Researchers at Moorfields Eye Hospital in London treated the patients as part of a clinical trial on patients who have lost their sight from chemical accidents or a rare genetic disease.
Using stem cells from tissue donors, surgeons grew the cells in the laboratory before transplanting them onto the patients' eyes.
Dr Julie Daniels, who is leading the research team, will present the results at a conference on regenerative medicine being held in Welwyn Garden City, Hertfordshire, today.
She said: "Before the surgery the patients were barely able to recognise when someone was waving a hand in front of their face but we have restored their vision to the point they can read three to four lines down the eye chart."
Nineteen patients have now received the treatment, known as limbal stem cell therapy, at Moorfields Eye Hospital.
The patients were chemical burn victims or sufferers of a rare genetic disease known as aniridia.

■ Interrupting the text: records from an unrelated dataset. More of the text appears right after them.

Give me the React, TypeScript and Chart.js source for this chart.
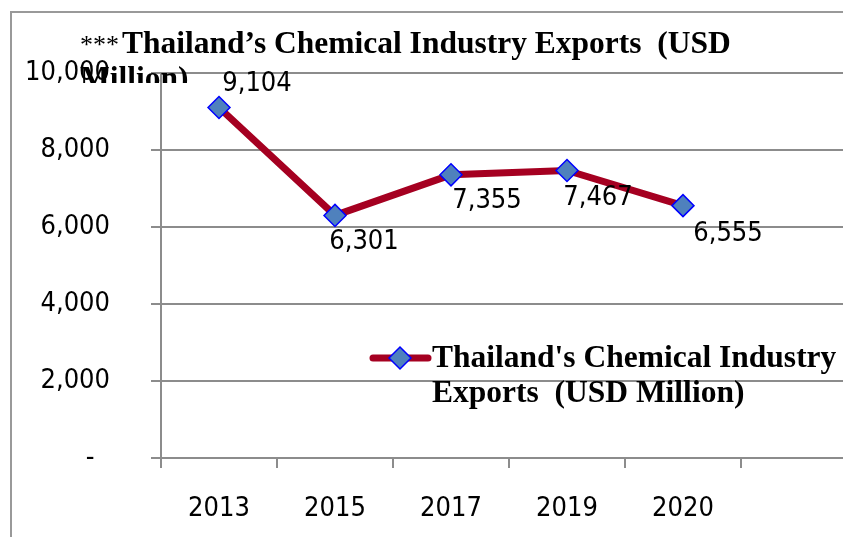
import React, { useEffect, useRef } from "react";
import { Chart, registerables } from "chart.js";

Chart.register(...registerables);

const categories = ["2013", "2015", "2017", "2019", "2020", ""];
const exportsUSDMillion = [9104, 6301, 7355, 7467, 6555, null];
const yTickValues = [0, 2000, 4000, 6000, 8000, 10000];
const titleLines = ["Thailand\u2019s Chemical Industry Exports  (USD", "Million)"];
const legendLines = ["Thailand's Chemical Industry", "Exports  (USD Million)"];
const seriesName = "Thailand's Chemical Industry Exports (USD Million)";

// label offsets (style) per point: [dx, dy]
const labelOffsets = [
  [38, -24],
  [29, 27],
  [36, 26],
  [31, 27],
  [45, 28],
];

const TICK_FONT = "'DejaVu Sans Condensed', 'Liberation Sans', sans-serif";
const SERIF = "'Liberation Serif', 'Times New Roman', serif";
const GRID = "#8C8C8C";
const LINE = "#A50021";
const MARK_FILL = "#4F81BD";
const MARK_BORDER = "#0000FF";

const W = 900;
const H = 537;

const decorPlugin = {
  id: "decor",
  beforeDraw(chart: any) {
    const ctx = chart.ctx;
    ctx.save();
    ctx.fillStyle = "#fff";
    ctx.fillRect(0, 0, W, H);
    ctx.fillStyle = "#999";
    ctx.fillRect(10, 11, 2, H);
    ctx.fillRect(10, 11, W, 2);
    ctx.restore();
  },
  afterDraw(chart: any) {
    const ctx = chart.ctx;
    const meta = chart.getDatasetMeta(0);
    // data labels
    ctx.save();
    ctx.fillStyle = "#000";
    ctx.font = `27px ${TICK_FONT}`;
    ctx.textAlign = "center";
    ctx.textBaseline = "middle";
    meta.data.forEach((pt: any, i: number) => {
      const v = exportsUSDMillion[i];
      if (v == null) return;
      const off = labelOffsets[i] || [30, 25];
      ctx.fillText(v.toLocaleString("en-US"), pt.x + off[0], pt.y + off[1]);
    });
    ctx.restore();

    // legend
    ctx.save();
    const ly = 358;
    ctx.strokeStyle = LINE;
    ctx.lineWidth = 7;
    ctx.lineCap = "round";
    ctx.beginPath();
    ctx.moveTo(373, ly);
    ctx.lineTo(428, ly);
    ctx.stroke();
    ctx.beginPath();
    const r = 11;
    ctx.moveTo(400, ly - r);
    ctx.lineTo(400 + r, ly);
    ctx.lineTo(400, ly + r);
    ctx.lineTo(400 - r, ly);
    ctx.closePath();
    ctx.fillStyle = MARK_FILL;
    ctx.fill();
    ctx.strokeStyle = MARK_BORDER;
    ctx.lineWidth = 1.5;
    ctx.stroke();
    ctx.beginPath();
    ctx.fillStyle = "#000";
    ctx.font = `bold 31.5px ${SERIF}`;
    ctx.textAlign = "left";
    ctx.textBaseline = "alphabetic";
    ctx.fillText(legendLines[0], 432, 367);
    ctx.fillText(legendLines[1], 432, 402);
    ctx.restore();

    // title
    ctx.save();
    ctx.beginPath();
    ctx.rect(0, 0, W, 83);
    ctx.clip();
    ctx.beginPath();
    ctx.fillStyle = "#000";
    ctx.textAlign = "left";
    ctx.textBaseline = "alphabetic";
    ctx.font = `26px ${SERIF}`;
    ctx.fillText("***", 80, 53);
    ctx.font = `bold 31.5px ${SERIF}`;
    ctx.fillText(titleLines[0], 122, 53);
    ctx.fillText(titleLines[1], 80, 88);
    ctx.restore();
  },
};

export default function App() {
  const ref = useRef<HTMLCanvasElement>(null);
  useEffect(() => {
    if (!ref.current) return;
    const chart = new Chart(ref.current, {
      type: "line",
      data: {
        labels: categories,
        datasets: [
          {
            label: seriesName,
            data: exportsUSDMillion,
            borderColor: LINE,
            backgroundColor: MARK_FILL,
            borderWidth: 7,
            pointStyle: "rectRot",
            pointRadius: 11,
            pointBackgroundColor: MARK_FILL,
            pointBorderColor: MARK_BORDER,
            pointBorderWidth: 1.5,
            tension: 0,
            spanGaps: false,
          },
        ],
      },
      options: {
        responsive: false,
        animation: false,
        layout: { padding: { left: 0, top: 73, right: W - 857, bottom: 0 } },
        plugins: {
          legend: { display: false },
          title: { display: false },
          tooltip: { enabled: false },
        },
        scales: {
          x: {
            offset: true,
            afterFit: (s: any) => {
              s.height = H - 458;
            },
            grid: {
              offset: true,
              drawOnChartArea: false,
              drawTicks: true,
              tickLength: 10,
              color: GRID,
              lineWidth: 2,
            },
            border: { display: true, color: GRID, width: 2 },
            ticks: {
              color: "#000",
              font: { family: TICK_FONT, size: 27 },
              padding: 25,
              maxRotation: 0,
              autoSkip: false,
            },
          },
          y: {
            min: 0,
            max: 10000,
            afterFit: (s: any) => {
              s.width = 161;
            },
            afterBuildTicks: (s: any) => {
              s.ticks = yTickValues.map((v) => ({ value: v }));
            },
            grid: {
              color: GRID,
              lineWidth: 2,
              drawTicks: true,
              tickLength: 10,
            },
            border: { display: true, color: GRID, width: 2 },
            ticks: {
              color: "#000",
              font: { family: TICK_FONT, size: 27 },
              padding: 41,
              callback: (v: any) => (Number(v) === 0 ? "-  " : Number(v).toLocaleString("en-US")),
            },
          },
        },
      },
      plugins: [decorPlugin],
    });
    return () => chart.destroy();
  }, []);
  return (
    <div
      style={{
        position: "fixed",
        left: 0,
        top: 0,
        width: 843,
        height: 537,
        overflow: "hidden",
        background: "#fff",
      }}
    >
      <canvas ref={ref} width={W} height={H} style={{ display: "block", width: W, height: H }} />
    </div>
  );
}
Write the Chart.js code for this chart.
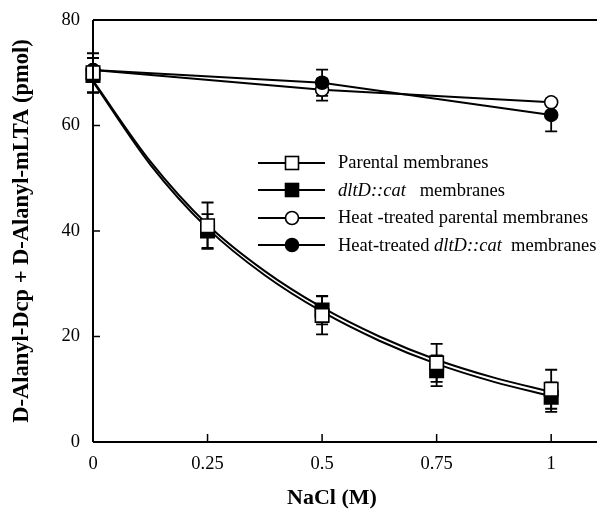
<!DOCTYPE html>
<html>
<head>
<meta charset="utf-8">
<script src="https://cdn.jsdelivr.net/npm/chart.js@4/dist/chart.umd.min.js"></script>
<style>
  html, body { margin: 0; padding: 0; background: #fff; }
  #wrap { position: relative; width: 597px; height: 509px; }
  #legend { position: absolute; left: 258px; top: 149px; font-family: 'Liberation Serif', serif; font-size: 18.5px; color: #000; }
  .row { display: flex; align-items: center; height: 27.5px; white-space: pre; }
  .row svg { margin-right: 12px; flex: none; }
  #xtitle { position: absolute; left: 232px; width: 200px; top: 484px; text-align: center; font-family: 'Liberation Serif', serif; font-weight: bold; font-size: 22px; line-height: 26px; color: #000; }
</style>
</head>
<body>
<div id="wrap">
  <canvas id="c" width="597" height="509"></canvas>
  <div id="legend"></div>
  <div id="xtitle">NaCl (M)</div>
</div>
<script>
// ---- data ----
const doses = [0, 0.25, 0.5, 0.75, 1];
const parental = [70, 41, 24, 15, 10];
const parentalErr = [3.7, 4.4, 3.6, 3.6, 3.7];
const dltD = [69.5, 40, 25, 13.5, 8.5];
const dltDErr = [3.3, 3.2, 2.7, 2.9, 2.8];
// smooth fitted curves as traced on the reference
const curveX = [0, 0.125, 0.25, 0.375, 0.5, 0.625, 0.75, 0.875, 1];
const parentalCurve = [68.5, 53.2, 41.2, 32.4, 25.5, 20.0, 15.6, 12.2, 9.5];
const dltDCurve = [68.3, 52.6, 40.5, 31.6, 24.7, 19.2, 14.8, 11.4, 8.7];
const heatDoses = [0, 0.5, 1];
const heatParental = [70.5, 66.8, 64.4];
const heatParentalErr = [0, 2.1, 0];
const heatDltD = [70.5, 68.1, 62.0];
const heatDltDErr = [0, 2.5, 3.1];
const xTicks = [0, 0.25, 0.5, 0.75, 1];
const yTicks = [0, 20, 40, 60, 80];
const legendNames = [
  [['Parental membranes', false]],
  [['dltD::cat', true], ['   membranes', false]],
  [['Heat -treated parental membranes', false]],
  [['Heat-treated ', false], ['dltD::cat', true], ['  membranes', false]]
];
const legendMarkers = [['rect', '#fff'], ['rect', '#000'], ['circle', '#fff'], ['circle', '#000']];

const toXY = (xs, ys) => xs.map((x, i) => ({x: x, y: ys[i]}));
const FONT = "'Liberation Serif', 'Times New Roman', serif";

const errorBars = {
  id: 'errorBars',
  beforeDatasetsDraw(chart) {
    const ctx = chart.ctx;
    const xs = chart.scales.x, ys = chart.scales.y;
    const sets = [
      [doses, parental, parentalErr],
      [doses, dltD, dltDErr],
      [heatDoses, heatParental, heatParentalErr],
      [heatDoses, heatDltD, heatDltDErr]
    ];
    ctx.save();
    ctx.strokeStyle = '#000';
    ctx.lineWidth = 1.8;
    sets.forEach(([xv, yv, ev]) => {
      xv.forEach((x, i) => {
        if (!ev[i]) return;
        const px = xs.getPixelForValue(x);
        const top = ys.getPixelForValue(yv[i] + ev[i]);
        const bot = ys.getPixelForValue(yv[i] - ev[i]);
        ctx.beginPath();
        ctx.moveTo(px, top); ctx.lineTo(px, bot);
        ctx.moveTo(px - 6, top); ctx.lineTo(px + 6, top);
        ctx.moveTo(px - 6, bot); ctx.lineTo(px + 6, bot);
        ctx.stroke();
      });
    });
    ctx.restore();
  }
};

const frame = {
  id: 'frame',
  afterDraw(chart) {
    const ctx = chart.ctx;
    const a = chart.chartArea;
    const xs = chart.scales.x, ys = chart.scales.y;
    ctx.save();
    ctx.strokeStyle = '#000';
    ctx.lineWidth = 2;
    ctx.beginPath();
    ctx.moveTo(a.left, a.top); ctx.lineTo(a.right, a.top);
    ctx.moveTo(a.left, a.top); ctx.lineTo(a.left, a.bottom);
    ctx.moveTo(a.left, a.bottom); ctx.lineTo(a.right, a.bottom);
    ctx.stroke();
    ctx.lineWidth = 1.5;
    ctx.beginPath();
    yTicks.forEach(v => {
      const py = ys.getPixelForValue(v);
      ctx.moveTo(a.left, py); ctx.lineTo(a.left + 7, py);
    });
    xTicks.forEach(v => {
      const px = xs.getPixelForValue(v);
      ctx.moveTo(px, a.bottom); ctx.lineTo(px, a.bottom - 8);
    });
    ctx.stroke();
    ctx.restore();
  }
};

const curveStyle = { borderColor: '#000', borderWidth: 2, pointRadius: 0, cubicInterpolationMode: 'monotone' };
const markerStyle = { showLine: false, pointBorderColor: '#000', pointBorderWidth: 1.6 };

const chart = new Chart(document.getElementById('c'), {
  type: 'line',
  data: {
    datasets: [
      Object.assign({ label: 'Parental fit', data: toXY(curveX, parentalCurve), order: 10 }, curveStyle),
      Object.assign({ label: 'dltD fit', data: toXY(curveX, dltDCurve), order: 9 }, curveStyle),
      { label: 'Heat -treated parental membranes', data: toXY(heatDoses, heatParental), borderColor: '#000', borderWidth: 2,
        pointStyle: 'circle', pointRadius: 6.5, pointBackgroundColor: '#fff', pointBorderColor: '#000', pointBorderWidth: 1.6,
        tension: 0, order: 4 },
      { label: 'Heat-treated dltD::cat membranes', data: toXY(heatDoses, heatDltD), borderColor: '#000', borderWidth: 2,
        pointStyle: 'circle', pointRadius: 6.5, pointBackgroundColor: '#000', pointBorderColor: '#000', pointBorderWidth: 1.6,
        tension: 0, order: 3 },
      Object.assign({ label: 'dltD::cat membranes', data: toXY(doses, dltD), pointStyle: 'rect', pointRadius: 9.5,
        pointBackgroundColor: '#000', order: 2 }, markerStyle),
      Object.assign({ label: 'Parental membranes', data: toXY(doses, parental), pointStyle: 'rect', pointRadius: 9.5,
        pointBackgroundColor: '#fff', order: 1 }, markerStyle)
    ]
  },
  options: {
    responsive: false,
    animation: false,
    clip: false,
    layout: { autoPadding: false, padding: { top: 20, right: 0, left: 0, bottom: 0 } },
    plugins: { legend: { display: false }, tooltip: { enabled: false } },
    scales: {
      x: {
        type: 'linear', min: 0, max: 1.1,
        afterBuildTicks: s => { s.ticks = xTicks.map(v => ({value: v})); },
        afterFit: s => { s.height = 67; s.paddingLeft = 0; s.paddingRight = 0; },
        grid: { display: false, drawTicks: false, tickLength: 0 },
        border: { display: false },
        ticks: { color: '#000', font: { family: FONT, size: 18.5 }, padding: 11, maxRotation: 0,
                 callback: v => String(v) },
        title: { display: false }
      },
      y: {
        type: 'linear', min: 0, max: 80,
        afterBuildTicks: s => { s.ticks = yTicks.map(v => ({value: v})); },
        afterFit: s => { s.width = 93; s.paddingTop = 0; s.paddingBottom = 0; },
        grid: { display: false, drawTicks: false, tickLength: 0 },
        border: { display: false },
        ticks: { color: '#000', font: { family: FONT, size: 18.5 }, padding: 13 },
        title: { display: true, text: 'D-Alanyl-Dcp + D-Alanyl-mLTA (pmol)', color: '#000', font: { family: FONT, size: 22.5, weight: 'bold' }, padding: { top: 9, bottom: 0 } }
      }
    }
  },
  plugins: [errorBars, frame]
});

// ---- HTML legend ----
const legend = document.getElementById('legend');
const ns = 'http://www.w3.org/2000/svg';
legendNames.forEach((parts, i) => {
  const row = document.createElement('div');
  row.className = 'row';
  const svg = document.createElementNS(ns, 'svg');
  svg.setAttribute('width', '68'); svg.setAttribute('height', '18');
  const line = document.createElementNS(ns, 'line');
  line.setAttribute('x1', '0'); line.setAttribute('x2', '67'); line.setAttribute('y1', '9'); line.setAttribute('y2', '9');
  line.setAttribute('stroke', '#000'); line.setAttribute('stroke-width', '2');
  svg.appendChild(line);
  const [shape, fill] = legendMarkers[i];
  let m;
  if (shape === 'rect') {
    m = document.createElementNS(ns, 'rect');
    m.setAttribute('x', '27.5'); m.setAttribute('y', '2.5'); m.setAttribute('width', '13'); m.setAttribute('height', '13');
  } else {
    m = document.createElementNS(ns, 'circle');
    m.setAttribute('cx', '34'); m.setAttribute('cy', '9'); m.setAttribute('r', '6.5');
  }
  m.setAttribute('fill', fill); m.setAttribute('stroke', '#000'); m.setAttribute('stroke-width', '1.6');
  svg.appendChild(m);
  row.appendChild(svg);
  const label = document.createElement('span');
  parts.forEach(([txt, ital]) => {
    if (ital) { const it = document.createElement('i'); it.textContent = txt; label.appendChild(it); }
    else { label.appendChild(document.createTextNode(txt)); }
  });
  row.appendChild(label);
  legend.appendChild(row);
});
</script>
</body>
</html>
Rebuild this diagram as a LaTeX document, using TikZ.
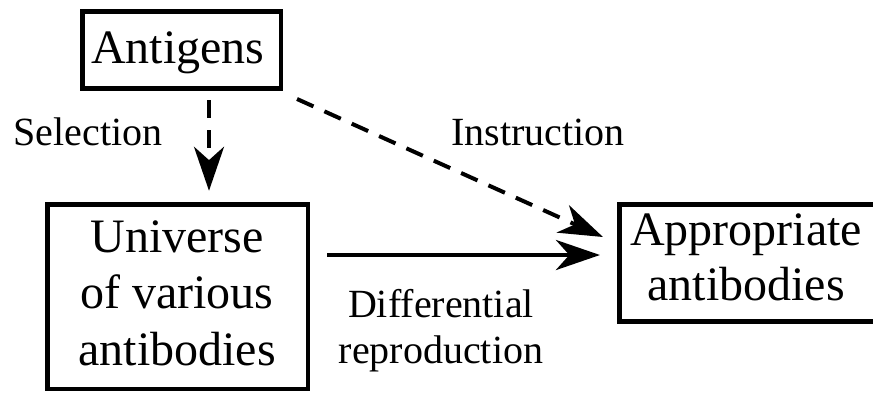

They had injuries to the limbal cells in their eyes, which are under the eye lid and maintain the transparent layer on the outside of the cornea.
Dr Daniels said: "Their cornea becomes opaque, blood vessels grow across it and their eyes become inflamed and they can't see anymore. It is very painful.
"By replacing the limbal stem cells, the cornea begins to clear up as the cells are replaced with the healthy transparent layer again.
"We can't restore sight completely yet as the material we are growing the stem cells on is slightly opaque, but patients are certainly reporting an improvement."
Ten patients were given the transplant 32 months ago and six of those have showed remarkable recovery. The remaining nine patients were treated eight months ago and are still to have their recovery assessed.
Scientists at Moorfields Eye Hospital are also hoping to use stem cells to treat other causes of blindness by creating small patches of retina cells, which detect light at the back of the eye.
The Royal National Institute for the Blind (RNIB) welcomed the results of the limbal cell trial.
Barbara McLaughlin, campaigns manager at RNIB, said: "Anything that can restore sight to people who thought they had irretrievably lost their eyesight is a major step forward.
"This research is very exciting, but we would caution that these treatments can take a significant amount of time and research before they can be widely used."
More than 250,000 people suffer injuries to their eyes every year as a result of accidents, although only a small proportion of these are due to burns.